Hah, wow, I thought I'd say a few words about each of these dishes, I had no idea this post would get so... long. But to go back to my original point, I'm not sure any of these dishes deserved their own blog posts. How do you make the decision?

3 comments:

Maris said...

If you think it deserves a blog post, then it does! Sometimes the photo will make the final decision for me.

Joanna said...

Haha, I guess that's true, I should just go with my instincts! And that salad probably should have gotten its own post based on the pictures alone - my crappy old camera decided to focus well, for once, and amazingly enough it was on something bright and colorful. I was just disappointed because it took so long to make that I expected to be blown away, and... I wasn't. Maybe some "wrap-up" posts like this one are a good idea to sort of clear out the cache every once in a while.

Anonymous said...

For me, a meal is blog-worthy if I got a good photo of it. To a lesser extent is if I wrote a recipe for it, though in most cases I can normally think back to what I did.

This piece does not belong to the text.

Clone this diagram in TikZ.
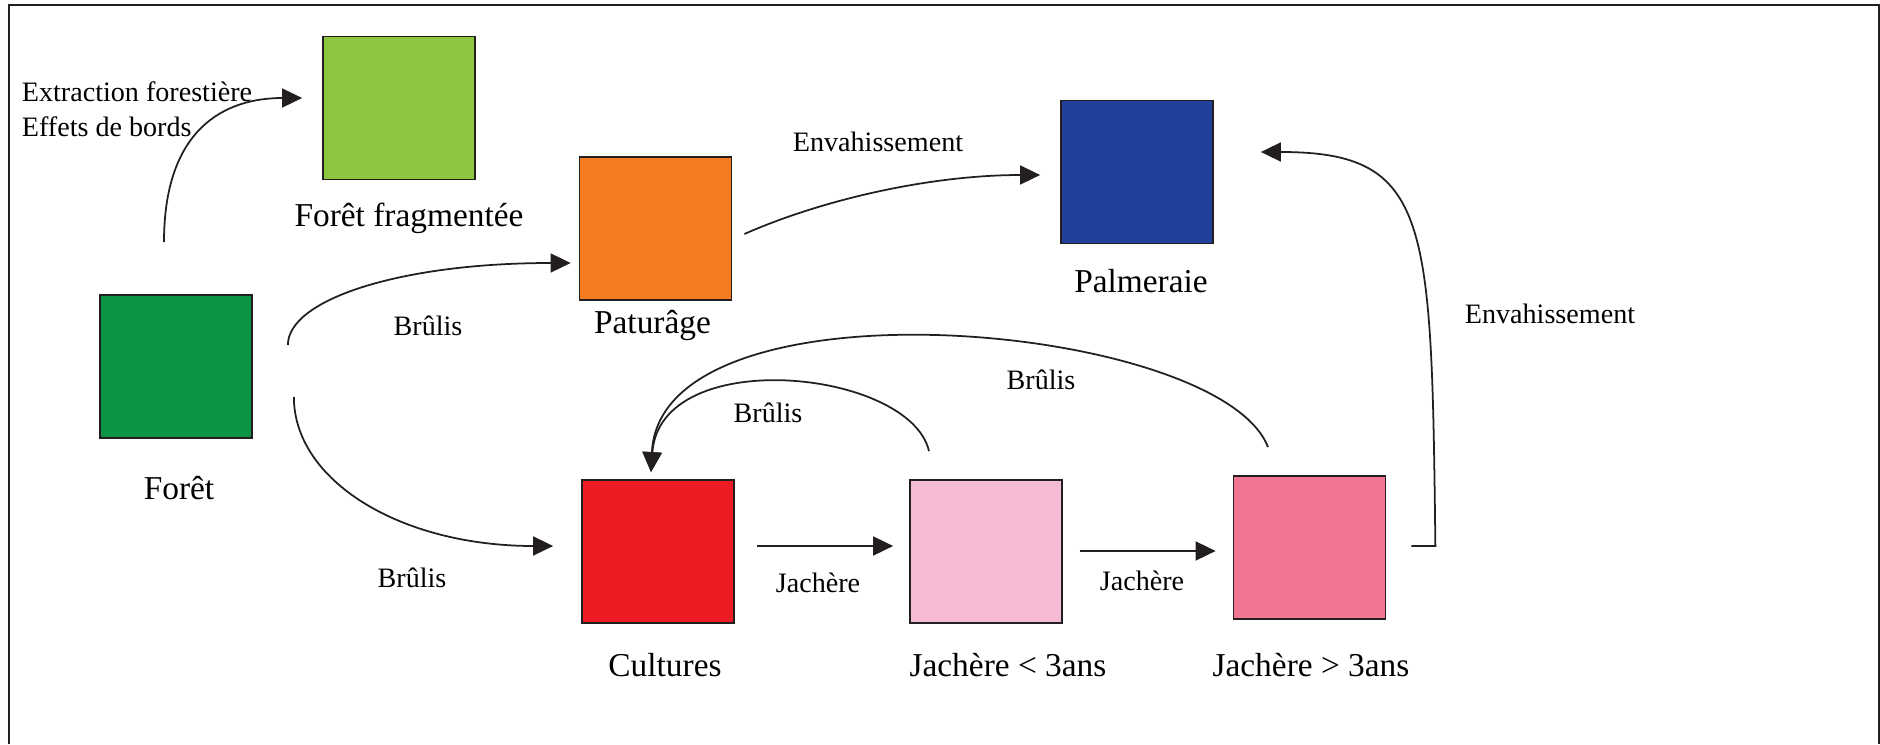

There are exceptions, though. I'm currently writing a post for a failed quiche I made over the weekend, which looks like crap but (a) took me an afternoon to make; and (b) I learned from it. My favourite food blogs are the ones that talk though making food with a lot of explanations of why things are done and why things work out/don't work out. That's something I want to start doing more on my blog (along with posting, hah) so people can learn from my mistakes.

I like entries like this, I think any lesson learned (even if it's what not to do) is worth blogging.

PS, sweet potato gnocchi are a pain in the arse. In fact the first entry on my blog is about failing at sweet potato gnocchi.